C’était une situation très chaotique, où l’on ne savait pas trop ce qui allait se passer : il y avait d’un côté un pays qui disparaissait, et de l’autre, un pays qui n’était pas encore né. L’Union soviétique était très fermée, et sa chute a ouvert l’accès à plein de nouvelles choses en termes d’art et de musique. Les artistes de l’époque ont pu voyager dans les autres capitales européennes et ils y ont vu des rave parties. Chez les jeunes en particulier, cette situation engendrait beaucoup d’espoir et d’attentes, une euphorie et des aspirations presque révolutionnaires.
Il y avait un projet politique derrière ces premières fêtes ?
Plutôt un projet d’action artistique. Le choix du nom Gagarin, par exemple, a été choisi pour désacraliser les symboles de l’Union soviétique, se les réapproprier. Idem pour le pavillon Kosmos : réunir tous ces gens pour danser au son de la techno dans ce lieu rempli de fusées et d’objets cosmiques, c’était une petite révolution.
Ce pavillon était laissé à l’abandon ?
Il était encore en activité, mais comme il était financé par l’État, il n’y a plus eu d’argent lorsque ce dernier a disparu. Les directeurs des pavillons se débrouillaient comme ils pouvaient en louant les espaces. Aujourd’hui, ce pavillon a été rénové, donc ce serait impossible de faire une rave là-bas, mais à l’époque, il n’y avait même plus assez d’argent pour faire le ménage.

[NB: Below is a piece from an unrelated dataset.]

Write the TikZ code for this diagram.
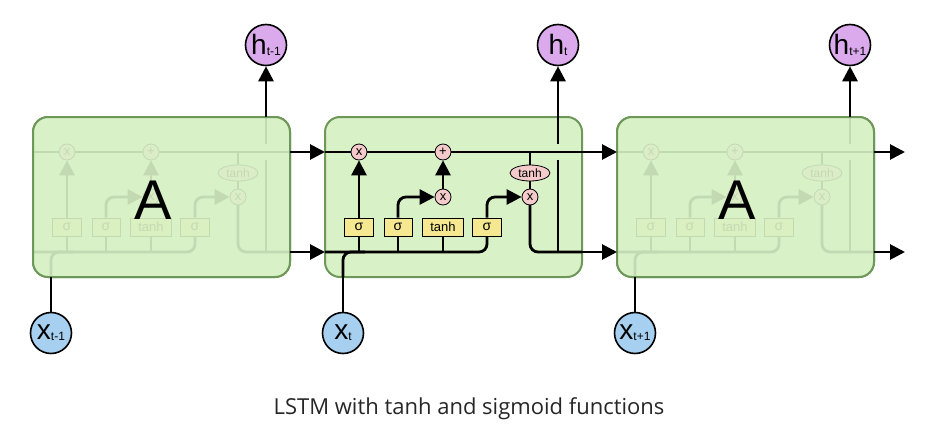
\documentclass[tikz,border=0pt]{standalone}
\usepackage{fontspec}
\setmainfont{Liberation Sans}
\newfontfamily\captionfont{Open Sans}
\usetikzlibrary{arrows.meta,shapes.geometric}
\definecolor{cellgreen}{RGB}{216,241,198}
\definecolor{celledge}{RGB}{110,152,90}
\definecolor{gatepink}{RGB}{244,202,202}
\definecolor{gateyellow}{RGB}{245,232,145}
\definecolor{outpurple}{RGB}{218,170,236}
\definecolor{inblue}{RGB}{166,207,240}
\newcommand{\stepidx}[1]{\raisebox{-1pt}{\fontsize{12}{12}\selectfont #1}}

\begin{document}
\begin{tikzpicture}[x=1pt,y=-1pt,>={Triangle[length=15pt,width=15pt]},
  flow/.style={line width=2.8pt},
  pointop/.style={draw,circle,line width=0.8pt,fill=gatepink,minimum size=16pt,inner sep=0pt,font=\fontsize{13}{13}\selectfont},
  layer/.style={draw,line width=0.8pt,fill=gateyellow,minimum height=18pt,inner sep=0pt,font=\fontsize{14}{14}\selectfont},
  cellbox/.style={draw=celledge,line width=2pt,fill=cellgreen,rounded corners=15pt},
  veil/.style={fill=cellgreen,fill opacity=0.9,rounded corners=15pt},
  vecnode/.style={draw,circle,line width=1.6pt,minimum size=41pt,inner sep=0pt,font=\fontsize{28}{28}\selectfont},
  lstmcell/.pic={
    % inner wiring of one cell, origin at the top left corner
    \coordinate (-cin) at (0,35);
    \coordinate (-cout) at (257,35);
    \coordinate (-tap) at (205,35);
    \coordinate (-hin) at (0,135);
    \coordinate (-hout) at (257,135);
    \coordinate (-hjoin) at (40,135);
    \coordinate (-xbot) at (18,160);
    \coordinate (-tap1) at (34,135);
    \coordinate (-tap2) at (73,135);
    \coordinate (-tap3) at (118,135);
    \coordinate (-hsplit) at (233,135);
    \coordinate (-gapbot) at (233,43);
    \coordinate (-gaptop) at (233,27);
    \coordinate (-htop) at (233,0);
    \draw[flow] (-cin) -- (-cout);
    \draw[flow,rounded corners=8pt] (-hin) -| (162,119);
    \draw[flow,rounded corners=8pt] (-xbot) |- (-hjoin);
    \draw[flow] (-tap1) -- (34,110);
    \draw[flow] (-tap2) -- (73,110);
    \draw[flow] (-tap3) -- (118,110);
    \draw[flow] (-tap) -- (205,80);
    \draw[flow,rounded corners=8pt] (205,80) |- (-hout);
    \draw[flow] (-hsplit) -- (-gapbot);
    \draw[flow] (-gaptop) -- (-htop);
    \node[pointop] (-forget) at (34,35) {x};
    \node[pointop] (-add) at (118,35) {+};
    \node[pointop] (-gate) at (118,80) {x};
    \node[pointop] (-outmul) at (205,80) {x};
    \node[pointop,ellipse,minimum width=40pt,minimum height=16pt,font=\fontsize{12}{12}\selectfont] (-squash) at (205,56) {tanh};
    \node[layer,minimum width=29pt] (-sig1) at (34,110) {σ};
    \node[layer,minimum width=28pt] (-sig2) at (73,110) {σ};
    \node[layer,minimum width=41pt,font=\fontsize{13}{13}\selectfont] (-cand) at (118,110) {tanh};
    \node[layer,minimum width=29pt] (-sig3) at (162,110) {σ};
    \draw[flow,->] (-sig1) -- (-forget);
    \draw[flow,->,rounded corners=8pt] (-sig2) |- (-gate);
    \draw[flow,->] (-gate) -- (-add);
    \draw[flow,->,rounded corners=8pt] (-sig3) |- (-outmul);
  }]
\useasboundingbox (0,0) rectangle (940,439);

% previous cell
\draw[cellbox] (33,117) rectangle ++(257,160);
\pic (prev) at (33,117) {lstmcell};
\fill[veil] (33,117) rectangle ++(257,160);
\draw[cellbox,fill=none] (33,117) rectangle ++(257,160);
\node[font=\fontsize{56}{56}\selectfont] (prevA) at (153,200) {A};

% current cell
\draw[cellbox] (325,117) rectangle ++(257,160);
\pic (cur) at (325,117) {lstmcell};

% next cell
\draw[cellbox] (617,117) rectangle ++(257,160);
\pic (next) at (617,117) {lstmcell};
\fill[veil] (617,117) rectangle ++(257,160);
\draw[cellbox,fill=none] (617,117) rectangle ++(257,160);
\node[font=\fontsize{56}{56}\selectfont] (nextA) at (737,200) {A};

% inputs and outputs
\node[vecnode,fill=outpurple] (hprev) at (266,45) {h\stepidx{t-1}};
\node[vecnode,fill=outpurple] (hcur) at (558,45) {h\stepidx{t}};
\node[vecnode,fill=outpurple] (hnext) at (850,45) {h\stepidx{t+1}};
\node[vecnode,fill=inblue] (xprev) at (51,333) {x\stepidx{t-1}};
\node[vecnode,fill=inblue] (xcur) at (343,333) {x\stepidx{t}};
\node[vecnode,fill=inblue] (xnext) at (635,333) {x\stepidx{t+1}};
\coordinate (cend) at (905,152);
\coordinate (hend) at (905,252);

\draw[flow,->] (prev-cout) -- (cur-cin);
\draw[flow,->] (prev-hout) -- (cur-hin);
\draw[flow,->] (cur-cout) -- (next-cin);
\draw[flow,->] (cur-hout) -- (next-hin);
\draw[flow,->] (next-cout) -- (cend);
\draw[flow,->] (next-hout) -- (hend);
\draw[flow,->] (prev-htop) -- (hprev);
\draw[flow,->] (cur-htop) -- (hcur);
\draw[flow,->] (next-htop) -- (hnext);
\draw[flow] (xprev) -- (prev-xbot);
\draw[flow] (xcur) -- (cur-xbot);
\draw[flow] (xnext) -- (next-xbot);

\node[font=\captionfont\fontsize{22}{22}\selectfont,text=black!85] (caption) at (469,409) {LSTM with tanh and sigmoid functions};
\end{tikzpicture}
\end{document}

Est-ce qu’il s’agissait d’un mouvement similaire à ce qui se passait dans le reste de l’Europe à cette période, notamment à Londres ou à Berlin ?
Il y avait bien sûr beaucoup de choses communes, mais la particularité était qu’en Russie, les gens avaient grandi dans un pays complètement fermé. Les jeunes ne s’imaginaient pas du tout ce qu’ils allaient vivre, cette liberté, cette folie, danser, la drogue : c’était totalement inconnu.
On voit dans ton documentaire que le mouvement des rave parties en Russie a disparu à la fin des années 90. Pourquoi ?
Le mouvement dont on parle était à la base symbolique et artistique, mais avec le temps, il est devenu plus commercial, les soirées sont devenues un business. Au milieu des années 90 l’État s’est stabilisé et l’espace de liberté de cette période de transition a disparu pour laisser place à quelque chose de plus officiel.
Tu interviewes plusieurs personnes ayant participé à l’organisation des Gagarin Parties. Que sont-elles devenues aujourd’hui ?
Je ne peux pas trop en dire sans spoiler le film, mais si j’ai choisi ces personnages, c’est parce que leurs destins reflètent des choses qui sont arrivées à la Russie depuis les années 90. En regardant ces personnages aujourd’hui, chacun peut se faire une idée d’où en est le pays. C’est leur regard qui m’intéressent, ce qu’ils révèlent du temps qui passe : certains me disent “je me rends compte aujourd’hui qu’il aurait fallu faire les choses différemment”, d’autres “j’aurais refait exactement la même chose “.
“À l’époque des Gagarin Parties, les artistes engagés dans le mouvement pouvaient vraiment causer du tort au système, mais ce n’est plus le cas“
À quoi ressemblaient les autres personnes que l’on pouvait croiser dans ces fêtes ?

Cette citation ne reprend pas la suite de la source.